EvilEnginer@reddit (OP)
Yes. It works. Use Chat Template Thinking.
TheCTRL@reddit
Sorry man but I have problems with tool calling
TheCTRL@reddit
Tnx I’ll give it a try!
Napster3301@reddit
this is a real issue with the abliterated/uncensored gguf quants generally, not specific to apex. they were converted from upstream qwen3-coder before the 2025-08-05 chat template fix got merged, so the embedded jinja still emits the broken bracket variants ([function=X], function=NAME, mixed) instead of clean openai tool_calls arrays.
fix is to override the embedded template at launch with the upstream one. for llama-server: --chat-template-file /path/to/template.jinja, source it from https://huggingface.co/unsloth/Qwen3-Coder-30B-A3B-Instruct/resolve/main/chat_template.jinja. lm studio has it in advanced settings iirc.
with the override the tool calling is clean. json/tool_call issues you see are almost always template-side not weights-side. abliteration doesnt touch tool calling behavior, only the refusal classifier paths.
Dadda9088@reddit
Is it able to see images with MTP?
EvilEnginer@reddit (OP)
Yep.

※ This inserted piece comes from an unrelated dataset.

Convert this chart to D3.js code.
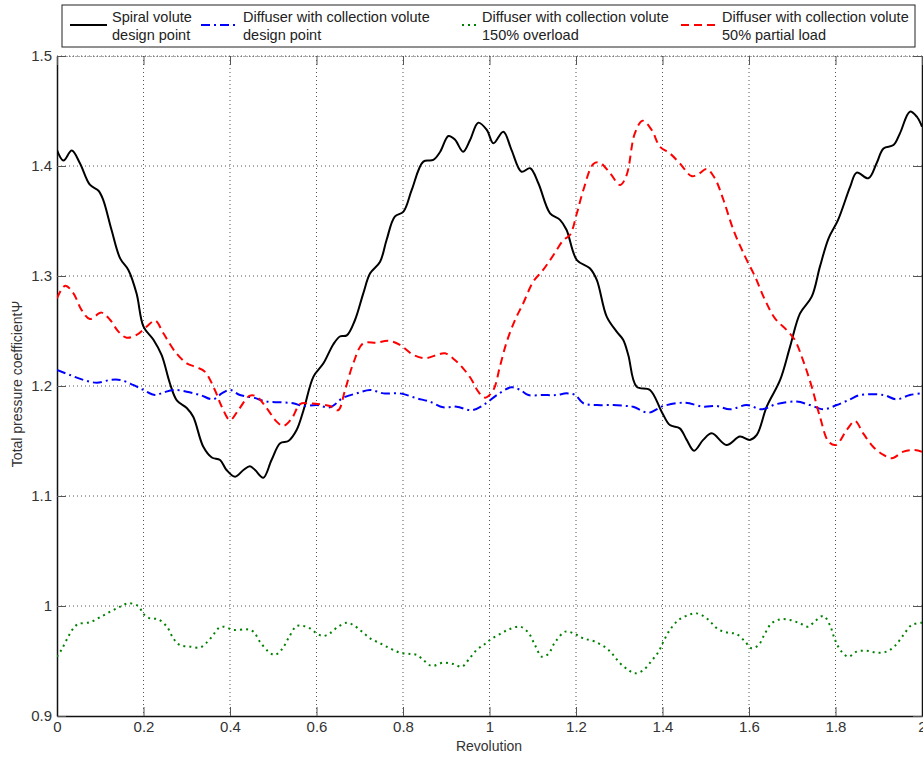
<!DOCTYPE html>
<html><head><meta charset="utf-8">
<script src="https://cdn.jsdelivr.net/npm/d3@7"></script>
<style>
body{margin:0;background:#fff;}
text{font-family:"Liberation Sans",Arial,sans-serif;}
</style></head>
<body><svg id="c" width="923" height="758"></svg>
<script>
const xTicks=[0,0.2,0.4,0.6,0.8,1,1.2,1.4,1.6,1.8,2];
const yTicks=[0.9,1,1.1,1.2,1.3,1.4,1.5];
const seriesNames=["Spiral volute|design point","Diffuser with collection volute|design point","Diffuser with collection volute|150% overload","Diffuser with collection volute|50% partial load"];

const spiralX=[0,0.015,0.034,0.053,0.076,0.096,0.107,0.126,0.146,0.165,0.184,0.2,0.223,0.242,0.261,0.277,0.3,0.315,0.338,0.358,0.377,0.392,0.412,0.431,0.446,0.458,0.477,0.496,0.516,0.535,0.554,0.57,0.593,0.616,0.639,0.654,0.67,0.689,0.708,0.724,0.747,0.762,0.781,0.801,0.82,0.847,0.87,0.886,0.905,0.92,0.939,0.955,0.974,0.994,1.009,1.032,1.051,1.074,1.094,1.113,1.14,1.163,1.178,1.202,1.232,1.248,1.271,1.294,1.309,1.321,1.34,1.371,1.398,1.417,1.44,1.456,1.473,1.494,1.514,1.548,1.579,1.602,1.618,1.641,1.672,1.695,1.718,1.745,1.764,1.784,1.806,1.834,1.849,1.876,1.895,1.911,1.934,1.949,1.972,1.988,2];
const spiralY=[1.4145,1.405,1.414,1.4025,1.383,1.3775,1.369,1.342,1.316,1.3055,1.284,1.254,1.242,1.228,1.2025,1.187,1.18,1.172,1.145,1.135,1.1327,1.1236,1.1175,1.1236,1.127,1.1236,1.1166,1.1327,1.148,1.15,1.16,1.178,1.2085,1.2206,1.238,1.245,1.246,1.26,1.284,1.3024,1.313,1.3327,1.354,1.3585,1.378,1.404,1.4055,1.413,1.4273,1.424,1.413,1.4236,1.4394,1.4327,1.4206,1.4312,1.4145,1.3948,1.398,1.3843,1.357,1.351,1.342,1.3145,1.307,1.2964,1.263,1.2494,1.242,1.228,1.1994,1.1964,1.1767,1.1645,1.1615,1.151,1.1412,1.151,1.157,1.1464,1.154,1.151,1.1555,1.1812,1.2055,1.2358,1.266,1.2812,1.3085,1.3342,1.351,1.3812,1.394,1.3888,1.4025,1.416,1.419,1.4297,1.4494,1.4448,1.4357];

const diffDesignX=[0,0.03,0.061,0.092,0.123,0.146,0.176,0.2,0.227,0.246,0.269,0.3,0.331,0.361,0.381,0.4,0.423,0.454,0.485,0.516,0.546,0.57,0.6,0.631,0.662,0.693,0.724,0.755,0.793,0.832,0.862,0.893,0.924,0.959,0.986,1.017,1.051,1.071,1.09,1.124,1.155,1.178,1.198,1.217,1.248,1.286,1.317,1.332,1.367,1.402,1.452,1.494,1.525,1.556,1.595,1.629,1.664,1.71,1.741,1.772,1.803,1.834,1.857,1.911,1.941,1.972,2];
const diffDesignY=[1.2145,1.21,1.2055,1.203,1.2055,1.2055,1.201,1.1964,1.1918,1.194,1.1964,1.1948,1.1918,1.1879,1.1933,1.1964,1.1918,1.1894,1.1858,1.1852,1.1843,1.1818,1.1827,1.1806,1.1894,1.1933,1.1964,1.1933,1.1933,1.1888,1.1858,1.1806,1.1812,1.178,1.1827,1.1918,1.1988,1.1964,1.1918,1.1918,1.1918,1.1933,1.1918,1.1843,1.1827,1.1827,1.1818,1.1812,1.1757,1.1818,1.1848,1.1812,1.1818,1.1788,1.1827,1.1788,1.1836,1.1858,1.1827,1.1788,1.1827,1.1879,1.1918,1.1918,1.1879,1.1918,1.1933];

const overloadX=[0,0.011,0.026,0.038,0.049,0.076,0.099,0.123,0.146,0.165,0.188,0.2,0.215,0.234,0.254,0.269,0.284,0.308,0.331,0.346,0.361,0.373,0.385,0.408,0.439,0.454,0.469,0.489,0.504,0.52,0.535,0.554,0.57,0.585,0.6,0.616,0.631,0.65,0.67,0.685,0.705,0.724,0.747,0.77,0.793,0.816,0.832,0.847,0.866,0.893,0.916,0.936,0.951,0.97,0.986,1.001,1.024,1.047,1.071,1.09,1.105,1.121,1.136,1.151,1.175,1.194,1.217,1.244,1.271,1.286,1.302,1.321,1.336,1.356,1.375,1.391,1.402,1.417,1.437,1.46,1.479,1.502,1.529,1.552,1.571,1.591,1.606,1.622,1.637,1.652,1.672,1.695,1.718,1.737,1.753,1.772,1.787,1.799,1.814,1.83,1.849,1.872,1.895,1.918,1.937,1.957,1.976,2];
const overloadY=[0.9539,0.9606,0.9721,0.9797,0.9836,0.9852,0.9897,0.9948,0.9994,1.0024,1.0,0.9927,0.9888,0.9879,0.9812,0.9706,0.9645,0.963,0.9624,0.9667,0.9736,0.9797,0.9812,0.9782,0.9788,0.9767,0.9676,0.9585,0.9555,0.9606,0.9706,0.9818,0.9818,0.9797,0.9752,0.9727,0.9752,0.9812,0.9848,0.9827,0.9767,0.9706,0.9661,0.9615,0.9576,0.9564,0.9555,0.9509,0.9455,0.9485,0.9473,0.9448,0.9509,0.96,0.9645,0.9691,0.9745,0.9791,0.9812,0.9757,0.9645,0.9539,0.9564,0.9667,0.9767,0.9752,0.9706,0.9676,0.9615,0.9555,0.9479,0.9418,0.9388,0.9418,0.9503,0.9585,0.9676,0.9782,0.9873,0.9918,0.9933,0.9888,0.9788,0.9757,0.9745,0.9676,0.9615,0.9645,0.9752,0.9842,0.9879,0.9873,0.9842,0.9812,0.9864,0.9909,0.9827,0.9691,0.9585,0.9539,0.9585,0.9594,0.9576,0.9585,0.9636,0.9736,0.9827,0.9848];

const partialX=[0,0.019,0.038,0.057,0.076,0.103,0.123,0.142,0.161,0.184,0.207,0.227,0.246,0.273,0.3,0.323,0.342,0.365,0.381,0.4,0.419,0.446,0.462,0.485,0.508,0.523,0.543,0.562,0.581,0.608,0.631,0.65,0.666,0.685,0.708,0.739,0.766,0.793,0.824,0.851,0.878,0.897,0.92,0.939,0.959,0.974,0.99,1.009,1.024,1.04,1.059,1.078,1.101,1.124,1.148,1.171,1.186,1.202,1.217,1.24,1.255,1.279,1.302,1.317,1.336,1.354,1.375,1.394,1.417,1.44,1.467,1.483,1.502,1.521,1.541,1.564,1.591,1.614,1.637,1.66,1.687,1.706,1.726,1.745,1.764,1.784,1.801,1.826,1.845,1.864,1.887,1.911,1.93,1.957,1.98,2];
const partialY=[1.2797,1.2912,1.2842,1.269,1.2609,1.2667,1.26,1.2494,1.2439,1.2464,1.2539,1.2594,1.2479,1.2312,1.2206,1.217,1.213,1.1964,1.1812,1.169,1.178,1.1912,1.1903,1.1797,1.1676,1.1636,1.1706,1.1836,1.1843,1.1834,1.1818,1.178,1.1964,1.2206,1.2388,1.2394,1.2412,1.2373,1.2282,1.2252,1.2282,1.2297,1.2236,1.2161,1.2055,1.1948,1.1894,1.1964,1.2176,1.2403,1.26,1.2752,1.2948,1.3055,1.3191,1.3327,1.3373,1.357,1.3782,1.4018,1.403,1.3933,1.3827,1.3918,1.4297,1.4412,1.4327,1.4176,1.4115,1.4024,1.3909,1.3927,1.3973,1.3888,1.3691,1.3418,1.3176,1.2994,1.2782,1.2615,1.2509,1.2418,1.2221,1.1994,1.1721,1.1494,1.1464,1.16,1.1682,1.157,1.1448,1.1373,1.1343,1.1403,1.1418,1.1403];

const svg=d3.select("#c");
const L=57,R=922,T=56,B=716;
const x=d3.scaleLinear().domain([0,2]).range([L,R]);
const y=d3.scaleLinear().domain([0.9,1.5]).range([B,T]);

// grid
const g=svg.append("g");
g.selectAll(".gx").data(xTicks.slice(1,-1)).join("line")
 .attr("x1",d=>x(d)).attr("x2",d=>x(d)).attr("y1",T).attr("y2",B)
 .attr("stroke","#555").attr("stroke-width",1).attr("stroke-dasharray","1,3");
g.selectAll(".gy").data(yTicks.slice(1)).join("line")
 .attr("x1",L).attr("x2",R).attr("y1",d=>y(d)).attr("y2",d=>y(d))
 .attr("stroke","#555").attr("stroke-width",1).attr("stroke-dasharray","1,3");

// axes
const axB=svg.append("g").attr("transform",`translate(0,${B})`)
 .call(d3.axisBottom(x).tickValues(xTicks).tickFormat(d3.format("")).tickSizeInner(-9).tickSizeOuter(0).tickPadding(5));
const axL=svg.append("g").attr("transform",`translate(${L},0)`)
 .call(d3.axisLeft(y).tickValues(yTicks).tickFormat(d3.format("")).tickSizeInner(-9).tickSizeOuter(0).tickPadding(5));
const axR=svg.append("g").attr("transform",`translate(${R},0)`)
 .call(d3.axisRight(y).tickValues(yTicks).tickFormat("").tickSizeInner(-9).tickSizeOuter(0));
const axT=svg.append("g").attr("transform",`translate(0,${T})`)
 .call(d3.axisTop(x).tickValues(xTicks).tickFormat("").tickSizeInner(-9).tickSizeOuter(0));
[axB,axL,axR,axT].forEach(a=>{
  a.selectAll(".tick line").attr("stroke","#555");
  a.selectAll("text").attr("font-size",15).attr("fill","#333").attr("font-family","Liberation Sans, Arial, sans-serif");
});
axT.select(".domain").attr("stroke","#555").attr("stroke-dasharray","1,2");
axR.select(".domain").attr("stroke","#111").attr("stroke-width",1.5);
axL.select(".domain").attr("stroke","#111").attr("stroke-width",1.5);
axB.select(".domain").attr("stroke","#111").attr("stroke-width",1.5);

// axis titles
svg.append("text").attr("x",489).attr("y",751).attr("text-anchor","middle").attr("font-size",14).attr("fill","#333").text("Revolution");
svg.append("text").attr("transform","translate(22,384) rotate(-90)").attr("text-anchor","middle").attr("font-size",14).attr("fill","#333").text("Total pressure coefficientΨ");

// series
const styles=[
 {xs:spiralX,ys:spiralY,color:"#000",dash:null,w:2},
 {xs:diffDesignX,ys:diffDesignY,color:"#0000ff",dash:"9,4,2,4",w:2},
 {xs:overloadX,ys:overloadY,color:"#008000",dash:"2,4",w:2},
 {xs:partialX,ys:partialY,color:"#ff0000",dash:"8,5",w:2}
];
const line=d3.line().x(d=>x(d[0])).y(d=>y(d[1])).curve(d3.curveCatmullRom.alpha(0.5));
svg.append("clipPath").attr("id","pc").append("rect").attr("x",L).attr("y",T).attr("width",R-L).attr("height",B-T);
const pg=svg.append("g").attr("clip-path","url(#pc)");
styles.forEach(s=>{
  const pts=s.xs.map((v,i)=>[v,s.ys[i]]);
  pg.append("path").attr("d",line(pts)).attr("fill","none").attr("stroke",s.color)
   .attr("stroke-width",s.w).attr("stroke-dasharray",s.dash).attr("stroke-linejoin","round");
});

// legend
const lg=svg.append("g");
lg.append("rect").attr("x",62).attr("y",5).attr("width",853).attr("height",42).attr("fill","#fff").attr("stroke","#222").attr("stroke-width",1);
const legPos=[{lx:70,tx:112},{lx:201,tx:243},{lx:420,tx:482},{lx:681,tx:722}];
styles.forEach((s,i)=>{
  const p=legPos[i];
  const lx = i===2 ? 462 : p.lx;
  lg.append("line").attr("x1",lx).attr("x2",p.tx-5).attr("y1",25).attr("y2",25)
   .attr("stroke",s.color).attr("stroke-width",s.w).attr("stroke-dasharray",s.dash);
  const parts=seriesNames[i].split("|");
  const t=lg.append("text").attr("x",p.tx).attr("y",22).attr("font-size",14.5).attr("fill","#222");
  t.append("tspan").attr("x",p.tx).attr("y",22).text(parts[0]);
  t.append("tspan").attr("x",p.tx).attr("y",40).text(parts[1]);
});
</script></body></html>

With MTP prompt generation for images works too.
Dadda9088@reddit
Oh good to know and time to switch 😉 Thanks for this, I will try as soon as my agent finish its tasks
EvilEnginer@reddit (OP)
Nice. Share your impressions later 😄.
Creative_Bottle_3225@reddit
why do you use a fixed seed?
EvilEnginer@reddit (OP)
Personal preference from image generation.
Top_Speaker_7785@reddit
anyone tested this for tool calling/structured output? the uncensored models sometimes break json formatting in my experience
WithoutReason1729@reddit
Your post is getting popular and we just featured it on our Discord! Come check it out!
You've also been given a special flair for your contribution. We appreciate your post!
I am a bot and this action was performed automatically.
Wide_Amount5369@reddit
Absolutely crazy 😍
EvilEnginer@reddit (OP)
Thanks 😄
ps5cfw@reddit
I've really never managed to get anything good out of APEX Quants when using them with all coding agents. They just go off on the wrong tangent and / or make wrong tool calls, or start looping heavily. And I've always gone for the QUALITY presets, which should be the one with the best results.
EvilEnginer@reddit (OP)
Yep. So far this is main reason why my friend is using Q8_K_P. Can't do quality APEX. I am on RTX 3060.